The word Sabbath occurs 150 times in the Old Testament. God gives a lot of instructions about the Sabbath. Two themes reoccur.

Rest: First, the Sabbath is a day of rest (Deuteronomy 5:14 and about fifteen more places). God tells his people to do no work on the Sabbath. The other six days of the week are for work and the seventh, the Sabbath, our Saturday, is for rest.

This is what God did when he created us. Six days of work followed by a day of rest. There’s a nice rhythm to this. Work and then rest. Our rest on the seventh day gives us a break from our work. This prepares us to work more effectively for the next six days.

Holy: The second key element of the Sabbath is that it’s holy (Exodus 20:8 and about twenty more places). The Sabbath is set apart. The Bible also says to execute anyone desecrating the Sabbath (Exodus 31:14). That’s some serious stuff.

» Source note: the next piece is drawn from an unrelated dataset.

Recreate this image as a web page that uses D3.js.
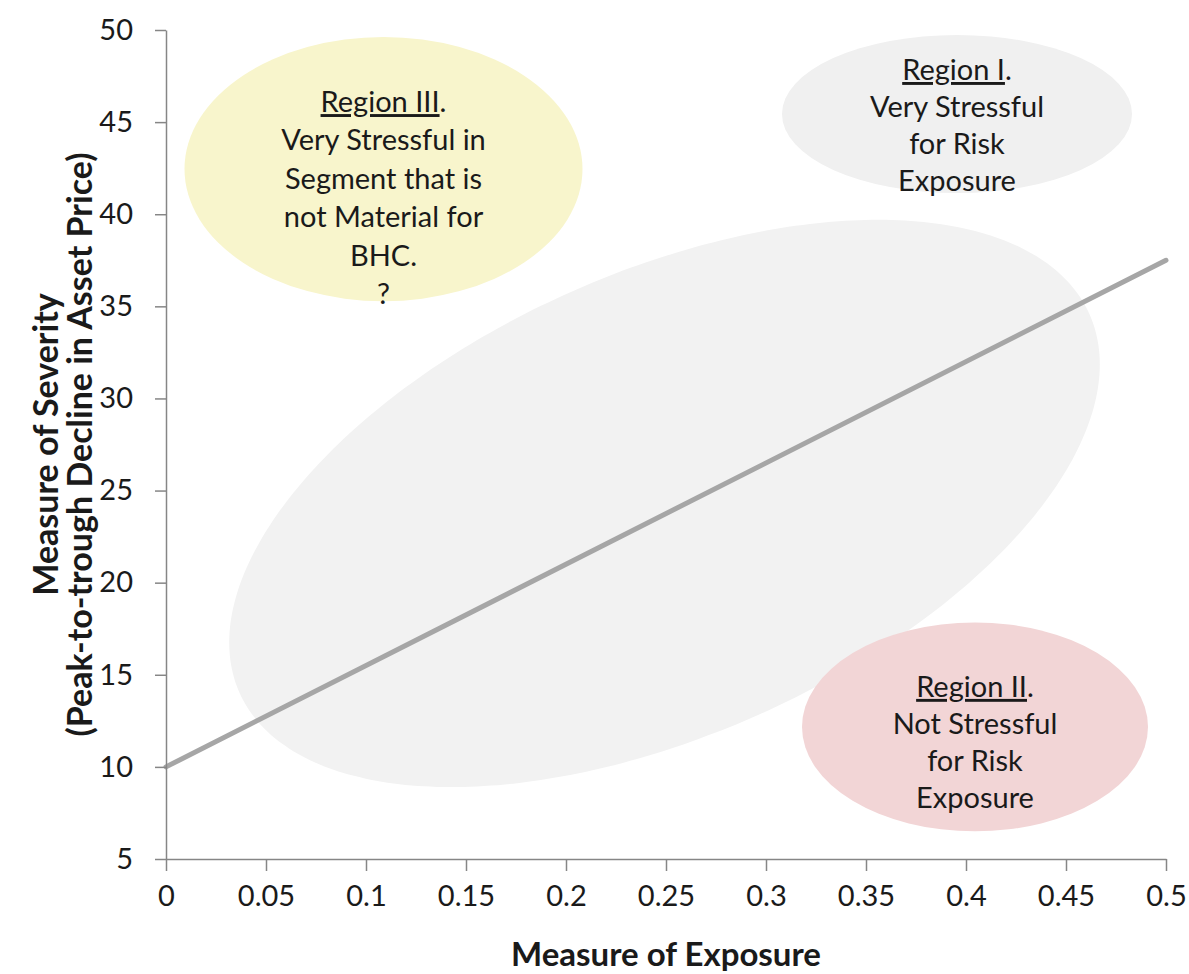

But what does it mean to keep the Sabbath holy? Though we can find some guidelines in the Bible, it’s up to us to determine what this means for us today and how to apply it.

Supporting Thoughts: Here are some secondary biblical versus about the Sabbath.

Yet to Isaiah, God also says, “I cannot bear your worthless assemblies.” This includes their Sabbaths (Isaiah 1:13). And in Hosea, God says he will stop the Sabbath celebrations (Hosea 2:11). This certainly gives us something to contemplate.

We must pursue intentional spiritual community. Click To Tweet

What Should We Do?

Interestingly, just as I’ve found no command in the Bible to meet every Sunday, I’ve yet to find a verse that tells us to meet every Sabbath.

Though some of the Old Testament’s celebrations did fall on the Sabbath, which required the people to have special observances on those days, this certainly wasn’t an every-week occurrence.

If we’re going to do things according to the Bible, the one essential command is that we must not give up meeting together. This doesn’t necessarily mean church, Sunday, or weekly.

It simply means pursuing intentional spiritual community, and though Sunday church may be one way to accomplish this, it’s not necessarily the best way.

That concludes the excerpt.